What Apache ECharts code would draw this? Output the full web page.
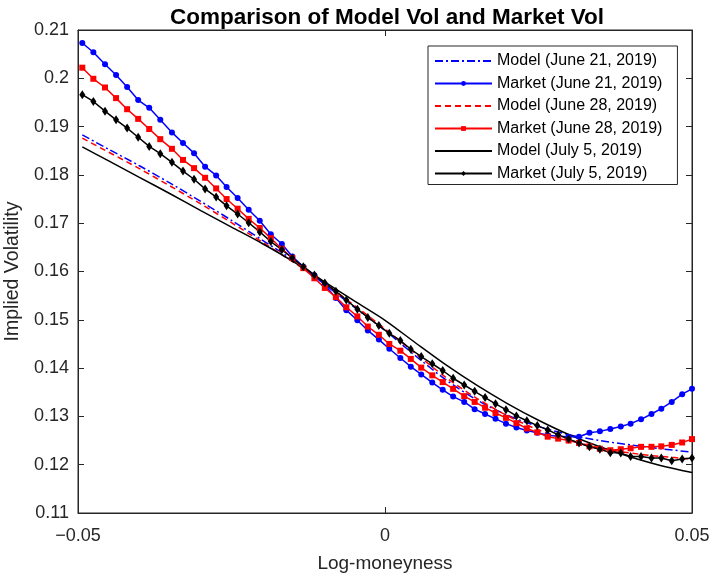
<!DOCTYPE html>
<html>
<head>
<meta charset="utf-8">
<script src="https://cdn.jsdelivr.net/npm/echarts@6/dist/echarts.min.js"></script>
<style>
html,body{margin:0;padding:0;background:#fff;}
#chart{width:709px;height:576px;}
</style>
</head>
<body>
<div id="chart"></div>
<script>
// Log-moneyness grid of the market quotes
var xMarket = [-0.0493,-0.0475,-0.0456,-0.0438,-0.0420,-0.0402,-0.0384,-0.0366,-0.0347,-0.0329,
  -0.0311,-0.0293,-0.0275,-0.0258,-0.0240,-0.0222,-0.0204,-0.0186,-0.0168,-0.0151,
  -0.0133,-0.0115,-0.0098,-0.0080,-0.0063,-0.0045,-0.0028,-0.0010,0.0007,0.0025,
  0.0042,0.0059,0.0077,0.0094,0.0111,0.0129,0.0146,0.0163,0.0180,0.0197,
  0.0214,0.0231,0.0248,0.0265,0.0282,0.0299,0.0316,0.0333,0.0350,0.0367,
  0.0384,0.0400,0.0417,0.0434,0.0450,0.0467,0.0484,0.0500];

var marketJun21 = [0.2073,0.2054,0.2029,0.2007,0.1982,0.1955,0.1939,0.1914,0.1888,0.1866,
  0.1845,0.1817,0.1799,0.1775,0.1752,0.1728,0.1705,0.1677,0.1657,0.1631,
  0.1610,0.1592,0.1572,0.1545,0.1520,0.1499,0.1478,0.1459,0.1440,0.1421,
  0.1403,0.1387,0.1370,0.1355,0.1341,0.1330,0.1315,0.1305,0.1295,0.1285,
  0.1277,0.1271,0.1266,0.1261,0.1259,0.1258,0.1258,0.1266,0.1269,0.1274,
  0.1279,0.1285,0.1294,0.1305,0.1316,0.1330,0.1346,0.1357];

var marketJun28 = [0.2022,0.1999,0.1981,0.1959,0.1936,0.1916,0.1895,0.1874,0.1854,0.1831,
  0.1814,0.1794,0.1772,0.1750,0.1730,0.1709,0.1690,0.1669,0.1647,0.1628,
  0.1607,0.1586,0.1566,0.1547,0.1526,0.1507,0.1486,0.1469,0.1450,0.1436,
  0.1419,0.1401,0.1385,0.1371,0.1357,0.1342,0.1330,0.1318,0.1307,0.1297,
  0.1286,0.1275,0.1267,0.1258,0.1254,0.1250,0.1245,0.1238,0.1233,0.1230,
  0.1232,0.1234,0.1237,0.1237,0.1238,0.1241,0.1246,0.1253];

var marketJul5 = [0.1966,0.1952,0.1932,0.1914,0.1897,0.1878,0.1859,0.1844,0.1826,0.1808,
  0.1791,0.1771,0.1754,0.1736,0.1719,0.1701,0.1682,0.1662,0.1645,0.1628,
  0.1610,0.1593,0.1576,0.1559,0.1541,0.1522,0.1505,0.1488,0.1472,0.1457,
  0.1439,0.1424,0.1409,0.1395,0.1379,0.1365,0.1352,0.1339,0.1326,0.1314,
  0.1301,0.1291,0.1281,0.1272,0.1262,0.1253,0.1245,0.1237,0.1232,0.1225,
  0.1224,0.1217,0.1217,0.1214,0.1214,0.1208,0.1212,0.1214];

// Model curves
var xModel = [-0.0493,-0.045,-0.04,-0.035,-0.03,-0.025,-0.02,-0.015,-0.01,-0.005,
  0,0.005,0.01,0.015,0.02,0.025,0.03,0.035,0.04,0.045,0.05];
var modelJun21 = [0.1883,0.1853,0.1819,0.1783,0.1745,0.1706,0.1665,0.1624,0.1575,0.1526,
  0.1478,0.1425,0.1375,0.1334,0.1302,0.1279,0.1262,0.1250,0.1241,0.1233,0.1226];
var modelJun28 = [0.1876,0.1847,0.1813,0.1777,0.1740,0.1701,0.1661,0.1620,0.1577,0.1530,
  0.1481,0.1430,0.1380,0.1337,0.1301,0.1272,0.1251,0.1235,0.1224,0.1217,0.1212];
var modelJul5 = [0.1858,0.1829,0.1795,0.1761,0.1726,0.1692,0.1658,0.1621,0.1580,0.1539,
  0.1499,0.1452,0.1406,0.1364,0.1326,0.1292,0.1262,0.1237,0.1216,0.1198,0.1184];

var seriesNames = ['Model (June 21, 2019)','Market (June 21, 2019)','Model (June 28, 2019)',
  'Market (June 28, 2019)','Model (July 5, 2019)','Market (July 5, 2019)'];

function pairs(xs, ys){ return xs.map(function(x,i){ return [x, ys[i]]; }); }

var FONT = '"Liberation Sans", Arial, Helvetica, sans-serif';
var AX = '#262626';

var chart = echarts.init(document.getElementById('chart'), null, {renderer:'canvas'});

function modelSeries(name, xs, ys, color, dash){
  return {name:name, type:'line', data:pairs(xs,ys), showSymbol:false, symbol:'none',
    smooth:0.3, lineStyle:{color:color, width:1.5, type:dash}, itemStyle:{color:color},
    z:2, silent:true};
}
function marketSeries(name, xs, ys, color, symbol, size){
  return {name:name, type:'line', data:pairs(xs,ys), symbol:symbol, symbolSize:size,
    lineStyle:{color:color, width:1.5}, itemStyle:{color:color}, z:3, silent:true};
}

var option = {
  animation:false,
  backgroundColor:'#fff',
  textStyle:{fontFamily:FONT},
  title:{
    text:'Comparison of Model Vol and Market Vol',
    left:382, top:1, textAlign:'center',
    textStyle:{fontFamily:FONT, fontWeight:'bold', fontSize:22.5, color:'#000'}
  },
  legend:{
    orient:'vertical', left:428, top:46,
    padding:[7,15,3,6], itemGap:6.5, itemWidth:57, itemHeight:6,
    borderColor:AX, borderWidth:1, backgroundColor:'#fff',
    textStyle:{fontFamily:FONT, fontSize:16, color:'#000'},
    data:[
      {name:seriesNames[0], itemStyle:{opacity:0}},
      {name:seriesNames[1]},
      {name:seriesNames[2], itemStyle:{opacity:0}},
      {name:seriesNames[3]},
      {name:seriesNames[4], itemStyle:{opacity:0}},
      {name:seriesNames[5]}
    ]
  },
  grid:{left:78, right:17, top:30, bottom:63, containLabel:false, outerBoundsMode:'none',
    show:true, borderColor:AX, borderWidth:1},
  xAxis:[{
    type:'value', min:-0.05, max:0.05, interval:0.05,
    name:'Log-moneyness', nameLocation:'middle', nameGap:41,
    nameTextStyle:{fontFamily:FONT, fontSize:19, color:AX},
    axisLine:{show:true, onZero:false, lineStyle:{color:AX, width:1}},
    axisTick:{show:true, inside:true, length:6, lineStyle:{color:AX}},
    splitLine:{show:false},
    axisLabel:{fontFamily:FONT, fontSize:18, color:AX, margin:14, hideOverlap:false,
      showMinLabel:true, showMaxLabel:true,
      formatter:function(v){ if(Math.abs(v)<1e-9) return '0'; return v<0 ? '\u2212'+Math.abs(v).toFixed(2) : v.toFixed(2); }}
  },{
    type:'value', position:'top', min:-0.05, max:0.05, interval:0.05,
    axisLine:{show:true, onZero:false, lineStyle:{color:AX, width:1}},
    axisTick:{show:true, inside:true, length:6, lineStyle:{color:AX}},
    axisLabel:{show:false}, splitLine:{show:false}
  }],
  yAxis:[{
    type:'value', min:0.11, max:0.21, interval:0.01,
    name:'Implied Volatility', nameLocation:'middle', nameGap:52, nameRotate:90,
    nameTextStyle:{fontFamily:FONT, fontSize:19.5, color:AX},
    axisLine:{show:true, onZero:false, lineStyle:{color:AX, width:1}},
    axisTick:{show:true, inside:true, length:6, lineStyle:{color:AX}},
    splitLine:{show:false},
    axisLabel:{fontFamily:FONT, fontSize:18, color:AX, margin:9,
      formatter:function(v){ return String(Math.round(v*100)/100); }}
  },{
    type:'value', position:'right', min:0.11, max:0.21, interval:0.01,
    axisLine:{show:true, onZero:false, lineStyle:{color:AX, width:1}},
    axisTick:{show:true, inside:true, length:6, lineStyle:{color:AX}},
    axisLabel:{show:false}, splitLine:{show:false}
  }],
  series:[
    modelSeries(seriesNames[0], xModel, modelJun21, '#0000ff', [8,3,2,3]),
    marketSeries(seriesNames[1], xMarket, marketJun21, '#0000ff', 'circle', 6),
    modelSeries(seriesNames[2], xModel, modelJun28, '#ff0000', [6,4]),
    marketSeries(seriesNames[3], xMarket, marketJun28, '#ff0000', 'rect', 6),
    modelSeries(seriesNames[4], xModel, modelJul5, '#000000', 'solid'),
    marketSeries(seriesNames[5], xMarket, marketJul5, '#000000', 'diamond', [6,9])
  ]
};
chart.setOption(option);
</script>
</body>
</html>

• Description of the task:
Up to and including the line containing "0.0384,0.0400,0.0417,0.0434,0.0450,0.0467,0.0484,0.0500];", repeat every line from the start of the data, but none of the pictures.

• Full solution:
What Apache ECharts code would draw this? Output the full web page.
<!DOCTYPE html>
<html>
<head>
<meta charset="utf-8">
<script src="https://cdn.jsdelivr.net/npm/echarts@6/dist/echarts.min.js"></script>
<style>
html,body{margin:0;padding:0;background:#fff;}
#chart{width:709px;height:576px;}
</style>
</head>
<body>
<div id="chart"></div>
<script>
// Log-moneyness grid of the market quotes
var xMarket = [-0.0493,-0.0475,-0.0456,-0.0438,-0.0420,-0.0402,-0.0384,-0.0366,-0.0347,-0.0329,
  -0.0311,-0.0293,-0.0275,-0.0258,-0.0240,-0.0222,-0.0204,-0.0186,-0.0168,-0.0151,
  -0.0133,-0.0115,-0.0098,-0.0080,-0.0063,-0.0045,-0.0028,-0.0010,0.0007,0.0025,
  0.0042,0.0059,0.0077,0.0094,0.0111,0.0129,0.0146,0.0163,0.0180,0.0197,
  0.0214,0.0231,0.0248,0.0265,0.0282,0.0299,0.0316,0.0333,0.0350,0.0367,
  0.0384,0.0400,0.0417,0.0434,0.0450,0.0467,0.0484,0.0500];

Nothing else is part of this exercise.